Once The Sopranos was up and running, film folk such as Steve Buscemi began muscling in on the act. Apart from playing Tony Soprano's ill-fated cousin, Tony Blundetto, he also directed one of the show's best-ever episodes, Pine Barrens. Seventies icon James Caan emerged from the woodwork to play the harried chief security officer at a busy casino in the NBC drama Las Vegas, while James Woods headed up the CBS legal drama Shark. And the surreal, cult comic drama Boston Legal was graced by the presence of James Spader, William Shatner and Candice Bergen.

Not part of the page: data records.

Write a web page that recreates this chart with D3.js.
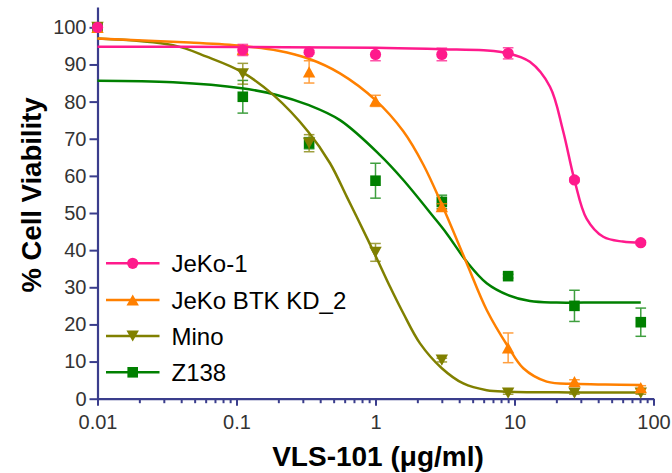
<!DOCTYPE html>
<html>
<head>
<meta charset="utf-8">
<script src="https://cdn.jsdelivr.net/npm/d3@7/dist/d3.min.js"></script>
<style>
  html, body { margin: 0; padding: 0; background: #fff; }
  svg { display: block; }
  text { font-family: "Liberation Sans", Arial, Helvetica, sans-serif; }
</style>
</head>
<body>
<svg id="chart" width="672" height="473"></svg>
<script>
// ---------------- data ----------------
const doses = [0.01, 0.111, 0.333, 1, 3, 9, 27, 81];
const seriesNames = ["JeKo-1", "JeKo BTK KD_2", "Mino", "Z138"];

const jeko1Mean = [100, 93.9, 93.3, 92.7, 92.7, 93.0, 58.9, 42.0];
const jeko1Err  = [0, 1.5, 0.5, 1.7, 1.7, 1.5, 0.5, 0.5];
const btkMean   = [100, 94.0, 88.0, 80.2, 51.7, 13.7, 4.6, 3.0];
const btkErr    = [0, 1.0, 3.0, 1.5, 0.8, 4.0, 0.5, 0.5];
const minoMean  = [100, 87.5, 68.8, 39.4, 10.4, 1.5, 1.5, 1.5];
const minoErr   = [0, 2.8, 2.3, 2.4, 0.5, 0.3, 0.3, 0.3];
const z138Mean  = [100, 81.3, 68.8, 58.7, 53.0, 33.0, 25.0, 20.6];
const z138Err   = [0, 4.4, 1.5, 4.7, 1.8, 0.5, 4.2, 3.8];

// fitted curves as [dose, % viability]
const jeko1Fit = [[0.01,94.8],[0.1,94.7],[1,94.5],[3,94.1],[6,93.8],[9,93.0],[12.9,90.7],[18,84.0],[22.3,72.3],[27,58.9],[33,48.5],[43.5,43.6],[60,42.3],[81,42.0]];
const btkFit   = [[0.01,97.0],[0.046,95.9],[0.109,95.0],[0.2,93.7],[0.328,91.6],[0.555,87.6],[1,80.4],[1.585,72.0],[2.21,63.0],[3,52.3],[4.53,36.5],[6.31,23.9],[9,14.0],[11.57,8.2],[17.05,4.6],[27,4.0],[45,3.8],[81,3.7]];
const minoFit  = [[0.01,97.0],[0.035,95.2],[0.061,92.1],[0.109,88.0],[0.184,81.8],[0.328,71.9],[0.471,63.4],[0.621,54.4],[0.732,49.0],[1,38.5],[1.27,30.2],[1.585,23.0],[2.09,14.9],[3,8.2],[4.28,4.1],[6.31,2.3],[9,1.9],[25,1.7],[81,1.7]];
const z138Fit  = [[0.01,85.6],[0.035,85.2],[0.109,83.6],[0.195,81.8],[0.328,79.1],[0.555,75.0],[1.078,65.6],[1.585,58.9],[2.61,49.0],[3.25,44.5],[4.53,36.9],[6.31,31.1],[9,27.9],[12.93,26.3],[20.1,25.9],[40,25.9],[81,25.9]];

const xTickValues = [0.01, 0.1, 1, 10, 100];
const xTickLabels = ["0.01", "0.1", "1", "10", "100"];
const yTickValues = [0, 10, 20, 30, 40, 50, 60, 70, 80, 90, 100];
const xTitle = "VLS-101 (\u03bcg/ml)";
const yTitle = "% Cell Viability";

// ---------------- layout ----------------
const svg = d3.select("#chart");
const axisColor = "#3a3d8c";
const x = d3.scaleLog().domain([0.01, 100]).range([97.5, 653.5]);
const y = d3.scaleLinear().domain([0, 105.5]).range([398.7, 6.9]);

const series = [
  { name: seriesNames[3], mean: z138Mean, err: z138Err, fit: z138Fit, color: "#008000", shape: "square" },
  { name: seriesNames[2], mean: minoMean, err: minoErr, fit: minoFit, color: "#808000", shape: "down" },
  { name: seriesNames[1], mean: btkMean, err: btkErr, fit: btkFit, color: "#ff8000", shape: "up" },
  { name: seriesNames[0], mean: jeko1Mean, err: jeko1Err, fit: jeko1Fit, color: "#ff1a8c", shape: "circle" }
];

function markerPath(shape) {
  if (shape === "circle") return d3.symbol(d3.symbolCircle, Math.PI * 5.6 * 5.6)();
  if (shape === "square") { const s = 5.3; return `M${-s},${-s}H${s}V${s}H${-s}Z`; }
  const w = 6.2, h = 5.6;
  if (shape === "up") return `M0,${-h}L${w},${h}L${-w},${h}Z`;
  return `M0,${h}L${w},${-h}L${-w},${-h}Z`;
}

// ---------------- axes ----------------
const yAxis = d3.axisLeft(y).tickValues(yTickValues).tickSize(8).tickSizeOuter(0).tickPadding(3);
const gy = svg.append("g").attr("transform", `translate(${x(0.01)},0)`).call(yAxis);

const minorTicks = [];
[0.01, 0.1, 1, 10].forEach(d => { for (let k = 2; k <= 9; k++) minorTicks.push(d * k); });
const gxMinor = svg.append("g").attr("transform", `translate(0,${y(0)})`)
  .call(d3.axisBottom(x).tickValues(minorTicks).tickSize(4.5).tickSizeOuter(0).tickFormat(""));
gxMinor.select(".domain").remove();

const xAxis = d3.axisBottom(x).tickValues(xTickValues).tickSize(7).tickSizeOuter(0)
  .tickPadding(9).tickFormat((d, i) => xTickLabels[i]);
const gx = svg.append("g").attr("transform", `translate(0,${y(0)})`).call(xAxis);

[gx, gy, gxMinor].forEach(g => {
  g.selectAll(".domain").attr("stroke", axisColor).attr("stroke-width", 2.2);
  g.selectAll(".tick line").attr("stroke", axisColor).attr("stroke-width", 2);
  g.selectAll(".tick text").attr("fill", "#333").style("font-size", "20px")
    .style("font-family", "'Liberation Sans', Arial, sans-serif");
});

// titles
svg.append("text").attr("x", 378).attr("y", 466).attr("text-anchor", "middle")
  .style("font-size", "28px").style("font-weight", "bold").attr("fill", "#000").text(xTitle);
svg.append("text").attr("transform", "translate(41,195) rotate(-90)").attr("text-anchor", "middle")
  .style("font-size", "27.5px").style("font-weight", "bold").attr("fill", "#000").text(yTitle);

// ---------------- series ----------------
const line = d3.line().x(d => x(d[0])).y(d => y(d[1])).curve(d3.curveCatmullRom.alpha(0.5));

series.forEach(s => {
  const g = svg.append("g");
  const pts = doses.map((d, i) => ({ d, m: s.mean[i], e: s.err[i] }));
  // error bars
  const eb = g.append("g").attr("stroke", s.color).attr("stroke-width", 1.5).attr("opacity", 0.75);
  pts.filter(p => p.e > 0).forEach(p => {
    const cx = x(p.d), y1 = y(p.m + p.e), y2 = y(p.m - p.e);
    eb.append("line").attr("x1", cx).attr("x2", cx).attr("y1", y1).attr("y2", y2);
    eb.append("line").attr("x1", cx - 5.3).attr("x2", cx + 5.3).attr("y1", y1).attr("y2", y1);
    eb.append("line").attr("x1", cx - 5.3).attr("x2", cx + 5.3).attr("y1", y2).attr("y2", y2);
  });
  // fit curve
  g.append("path").datum(s.fit).attr("d", line).attr("fill", "none")
    .attr("stroke", s.color).attr("stroke-width", 2.5);
  // markers
  g.selectAll("path.m").data(pts).enter().append("path").attr("class", "m")
    .attr("transform", p => `translate(${x(p.d)},${y(p.m)})`)
    .attr("d", markerPath(s.shape)).attr("fill", s.color);
});

// ---------------- legend ----------------
const legendRows = [series[3], series[2], series[1], series[0]];
const legendY = [263.3, 300, 336, 372.3];
const lg = svg.append("g");
legendRows.forEach((s, i) => {
  const ly = legendY[i];
  lg.append("line").attr("x1", 106).attr("x2", 159.5).attr("y1", ly).attr("y2", ly)
    .attr("stroke", s.color).attr("stroke-width", 2.5);
  lg.append("path").attr("transform", `translate(132.7,${ly})`).attr("d", markerPath(s.shape)).attr("fill", s.color);
  lg.append("text").attr("x", 171.5).attr("y", ly + 8.8).style("font-size", "24px")
    .attr("fill", "#000").text(s.name);
});
</script>
</body>
</html>
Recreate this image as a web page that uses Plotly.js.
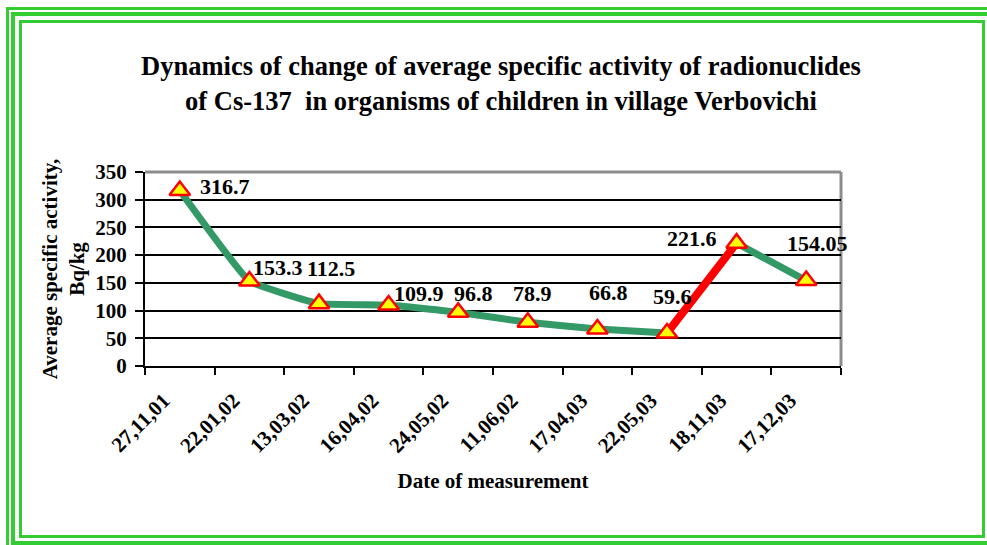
<!DOCTYPE html>
<html>
<head>
<meta charset="utf-8">
<script src="https://cdn.plot.ly/plotly-3.0.1.min.js"></script>
<style>
  html, body { margin: 0; padding: 0; background: #fff; overflow: hidden; }
  #wrap { position: relative; width: 987px; height: 545px; overflow: hidden; }
  #chart { position: absolute; left: 0; top: 0; width: 987px; height: 545px; }
  .frame { position: absolute; box-sizing: border-box; border-style: solid; border-color: #33cc33; pointer-events: none; }
</style>
</head>
<body>
<div id="wrap">
  <div id="chart"></div>
  <div class="frame" style="left:6px;top:7px;width:1000px;height:540px;border-width:3px 0 0 3px;"></div>
  <div class="frame" style="left:11px;top:12px;width:1000px;height:534px;border-width:4px 0 5px 4px;"></div>
  <div class="frame" style="left:19px;top:20px;width:966px;height:518px;border-width:3px;"></div>
</div>
<script>
// ---- data ----
const dates = ["27,11,01", "22,01,02", "13,03,02", "16,04,02", "24,05,02",
               "11,06,02", "17,04,03", "22,05,03", "18,11,03", "17,12,03"];
const activity = [316.7, 153.3, 112.5, 109.9, 96.8, 78.9, 66.8, 59.6, 221.6, 154.05];
const labelText = ["316.7", "153.3", "112.5", "109.9", "96.8", "78.9", "66.8", "59.6", "221.6", "154.05"];
const yTicks = [0, 50, 100, 150, 200, 250, 300, 350];
const redFrom = 7, redTo = 8;   // segment highlighted in red

// ---- label placement offsets (pixels, style only) ----
const labelDx = [18, 2, -14, 3, -6, -17, -10, -16, -72, -21];
const labelDy = [4, 14, 35, 12, 19, 29, 36, 36, 5, 37];

const FONT = "'Liberation Serif', 'Times New Roman', Times, serif";
const green = "#339966";

const traces = [
  { // smooth green part before the red segment
    x: dates.slice(0, redFrom + 1), y: activity.slice(0, redFrom + 1),
    type: "scatter", mode: "lines",
    line: { color: green, width: 7, shape: "spline", smoothing: 0.3 },
    hoverinfo: "skip", showlegend: false
  },
  { // green part after the red segment
    x: dates.slice(redTo), y: activity.slice(redTo),
    type: "scatter", mode: "lines",
    line: { color: green, width: 7 },
    hoverinfo: "skip", showlegend: false
  },
  { // red segment
    x: dates.slice(redFrom, redTo + 1), y: activity.slice(redFrom, redTo + 1),
    type: "scatter", mode: "lines",
    line: { color: "#ff0000", width: 8 },
    hoverinfo: "skip", showlegend: false
  },
  { // markers
    x: dates, y: activity,
    type: "scatter", mode: "markers",
    marker: { symbol: "triangle-up", size: 18, color: "#ffff00", line: { color: "#ff0000", width: 2.5 } },
    showlegend: false
  }
];

const annotations = activity.map((v, i) => ({
  x: dates[i], y: v, xref: "x", yref: "y",
  text: labelText[i], showarrow: false,
  xanchor: "left", yanchor: "middle",
  xshift: labelDx[i], yshift: labelDy[i],
  font: { family: FONT, size: 22, color: "#000", weight: "bold" }
}));

const layout = {
  width: 987, height: 545,
  margin: { l: 145, r: 146, t: 172, b: 179 },
  paper_bgcolor: "rgba(0,0,0,0)",
  plot_bgcolor: "#ffffff",
  showlegend: false,
  title: {
    text: "Dynamics of change of average specific activity of radionuclides<br>of Cs-137  in organisms of children in village Verbovichi",
    x: 0.5076, xanchor: "center", xref: "container",
    y: 0.862, yanchor: "middle", yref: "container",
    font: { family: FONT, size: 26.5, color: "#000", weight: "bold" }
  },
  xaxis: {
    type: "category",
    range: [-0.5, dates.length - 0.5],
    tickson: "boundaries",
    ticks: "outside", ticklen: 7, tickwidth: 2, tickcolor: "#000",
    showline: true, linecolor: "#000", linewidth: 2,
    showgrid: false, zeroline: false,
    tickangle: -45,
    ticklabelstandoff: 12, ticklabelshift: -16,
    tickfont: { family: FONT, size: 21, color: "#000", weight: "bold" },
    title: { text: "Date of measurement", standoff: 17,
             font: { family: FONT, size: 21, color: "#000", weight: "bold" } },
    automargin: false, fixedrange: true
  },
  yaxis: {
    range: [0, 350],
    tickvals: yTicks,
    ticks: "outside", ticklen: 8, tickwidth: 2, tickcolor: "#000",
    showline: true, linecolor: "#000", linewidth: 2,
    showgrid: true, gridcolor: "#000", gridwidth: 2,
    zeroline: false,
    tickfont: { family: FONT, size: 21, color: "#000", weight: "bold" },
    ticklabelstandoff: 4,
    title: { text: "Average specific activity,<br>Bq/kg", standoff: 5,
             font: { family: FONT, size: 21, color: "#000", weight: "bold" } },
    automargin: false, fixedrange: true
  },
  shapes: [
    { type: "line", xref: "paper", yref: "paper", x0: 0, x1: 1, y0: 1, y1: 1,
      line: { color: "#8c8c8c", width: 3 }, layer: "between" },
    { type: "line", xref: "paper", yref: "paper", x0: 1, x1: 1, y0: 0, y1: 1,
      line: { color: "#8c8c8c", width: 3 }, layer: "between" }
  ],
  annotations: annotations
};

Plotly.newPlot("chart", traces, layout, { displayModeBar: false, staticPlot: true });
</script>
</body>
</html>
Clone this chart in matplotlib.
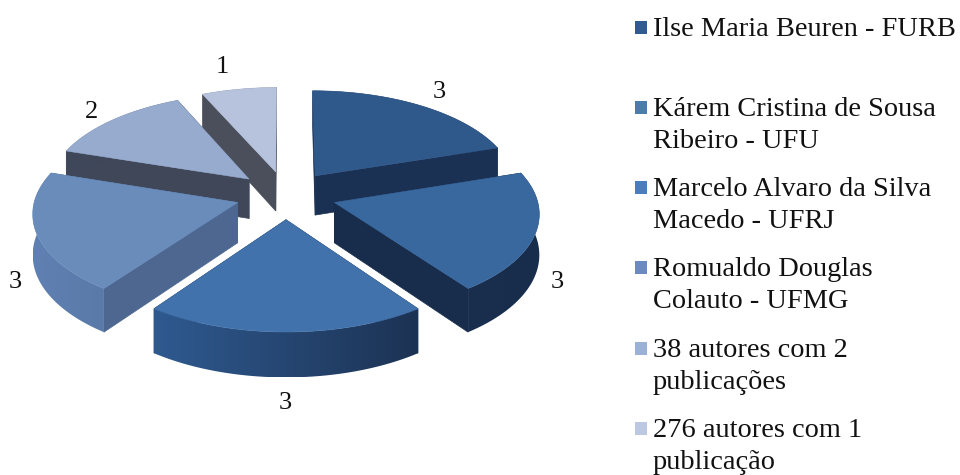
from matplotlib import pyplot as plt
from matplotlib.colors import LinearSegmentedColormap
from matplotlib.patches import Polygon, Rectangle
import numpy as np

# Datos del grafico
valores = [3, 3, 3, 3, 2, 1]
etiquetas = ["Ilse Maria Beuren - FURB",
             "Kárem Cristina de Sousa\nRibeiro - UFU",
             "Marcelo Alvaro da Silva\nMacedo - UFRJ",
             "Romualdo Douglas\nColauto - UFMG",
             "38 autores com 2\npublicações",
             "276 autores com 1\npublicação"]

# Colores: tapa, pared recta, borde curvo (izq, der), leyenda
tapas = ['#30598b', '#39689e', '#4272ab', '#6a8cbb', '#97abce', '#b7c3dc']
paredes = ['#1b3153', '#182c4c', '#1d3558', '#4d6791', '#3f4759', '#4b4f5b']
curva_izq = ['#1b3153', '#1a2e4e', '#2f5a90', '#5f80b2', '#3f4759', '#4b4f5b']
curva_der = ['#1b3153', '#182c4c', '#1c3253', '#5a7aa9', '#3f4759', '#4b4f5b']
leyenda = ['#2f5a92', '#4a7cac', '#4a7dbd', '#6c8ac2', '#9cb1d6', '#bcc8e2']

# Posiciones de los numeros sobre cada porcion
pos_numeros = [(439, 92), (557, 282), (285, 403), (15, 282), (92, 112), (222, 67)]
y_leyenda = [27, 107, 187, 267, 348, 428]

# Proyeccion del plano de la torta a pixeles
CX, CY = 286, 195
S, T, K = 202, 96.6, 0.095
ALTO = 40
EXPLOSION = 0.25


def proyectar(u, v, z=0):
    w = 1 + K * v
    return CX + S * u / w, CY - T * v / w + z * ALTO / w


plt.rcParams['font.family'] = ['Liberation Serif', 'DejaVu Serif']
fig = plt.figure(figsize=(9.6, 4.75), dpi=100)
ax = fig.add_axes([0, 0, 1, 1])

# Angulos de cada porcion, en sentido horario desde arriba
total = sum(valores)
acum = np.cumsum([0] + valores) / total * 360
inicio = 90 - acum[:-1]
fin = 90 - acum[1:]
medio = np.radians((inicio + fin) / 2)

# Se dibuja de atras hacia adelante
orden = np.argsort(-np.sin(medio))
capa = 1
for i in orden:
    ou = EXPLOSION * np.cos(medio[i])
    ov = EXPLOSION * np.sin(medio[i])
    ang = np.radians(np.linspace(inicio[i], fin[i], 60))
    u = ou + np.cos(ang)
    v = ov + np.sin(ang)

    # paredes rectas
    for j in (0, -1):
        x0, y0 = proyectar(np.array([ou, u[j]]), np.array([ov, v[j]]))
        x1, y1 = proyectar(np.array([u[j], ou]), np.array([v[j], ov]), 1)
        ax.fill(np.r_[x0, x1], np.r_[y0, y1], facecolor=paredes[i], edgecolor=paredes[i],
                linewidth=0.5, zorder=capa)
    capa += 1

    # borde curvo con degradado de izquierda a derecha
    xt, yt = proyectar(u, v)
    xb, yb = proyectar(u, v, 1)
    borde = Polygon(np.c_[np.r_[xt, xb[::-1]], np.r_[yt, yb[::-1]]], closed=True,
                    transform=ax.transData, facecolor='none', edgecolor='none')
    ax.add_patch(borde)
    cmap = LinearSegmentedColormap.from_list('borde', [curva_izq[i], curva_der[i]])
    img = ax.imshow(np.linspace(0, 1, 256).reshape(1, -1), cmap=cmap, aspect='auto',
                    extent=(xt.min(), xt.max(), yb.max(), yt.min()), zorder=capa)
    img.set_clip_path(borde)
    capa += 1

    # tapa
    xa, ya = proyectar(ou, ov)
    ax.fill(np.r_[xa, xt], np.r_[ya, yt], facecolor=tapas[i], edgecolor=tapas[i],
            linewidth=0.4, zorder=capa)
    capa += 1

ax.set_xlim(0, 960)
ax.set_ylim(475, 0)
ax.axis('off')

# Numeros
for valor, (x, y) in zip(valores, pos_numeros):
    ax.text(x, y, str(valor), fontsize=19, ha='center', va='center', color='#111111', zorder=capa)

# Leyenda
for etiqueta, color, y in zip(etiquetas, leyenda, y_leyenda):
    ax.add_patch(Rectangle((635, y - 6.5), 12, 13, facecolor=color, edgecolor='none', zorder=capa))
    ax.text(653, y - 10, etiqueta, fontsize=20.4, va='top', ha='left', color='#111111',
            linespacing=1.38, zorder=capa)

fig.savefig('out.png', dpi=100)
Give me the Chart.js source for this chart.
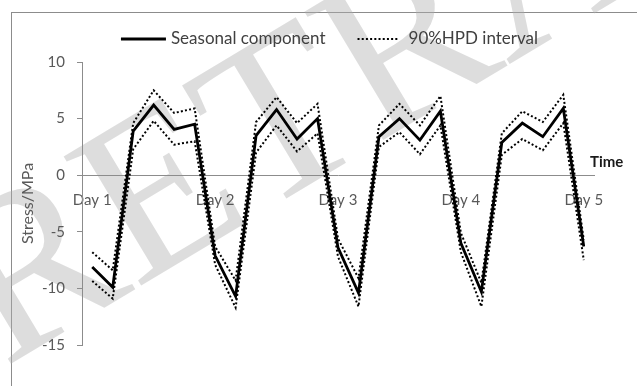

Sometimes, when a show makes a critical impact in its first series, its ability to attract movie folk is significantly enhanced. Glenn Close and Ted Danson were the big stars of the first run of the innovative thriller series Damages, Rose Byrne being more of an up-and-comer. But for the second season, heavy-hitters such as William Hurt, Marcia Gay Harden and Timothy Olyphant had been added to the mix.
Closer to home, Gabriel Byrne has won considerable acclaim for his portrayal of the long-suffering shrink Paul Weston in the excellent HBO drama In Treatment. And any idea that this would somehow interfere with his film career now seems decidedly old-fashioned, as he has continued to mix his TV work with films. As, for that matter, have Alec Baldwin (30 Rock), Thandie Newton (ER), Felicity Huffman (Desperate Housewives), Anna Paquin (True Blood), Minnie Driver (The Riches), Ray Liotta (Smith) and Geena Davis (Commander-in-Chief).
Finally, TV drama has become thoroughly respectable.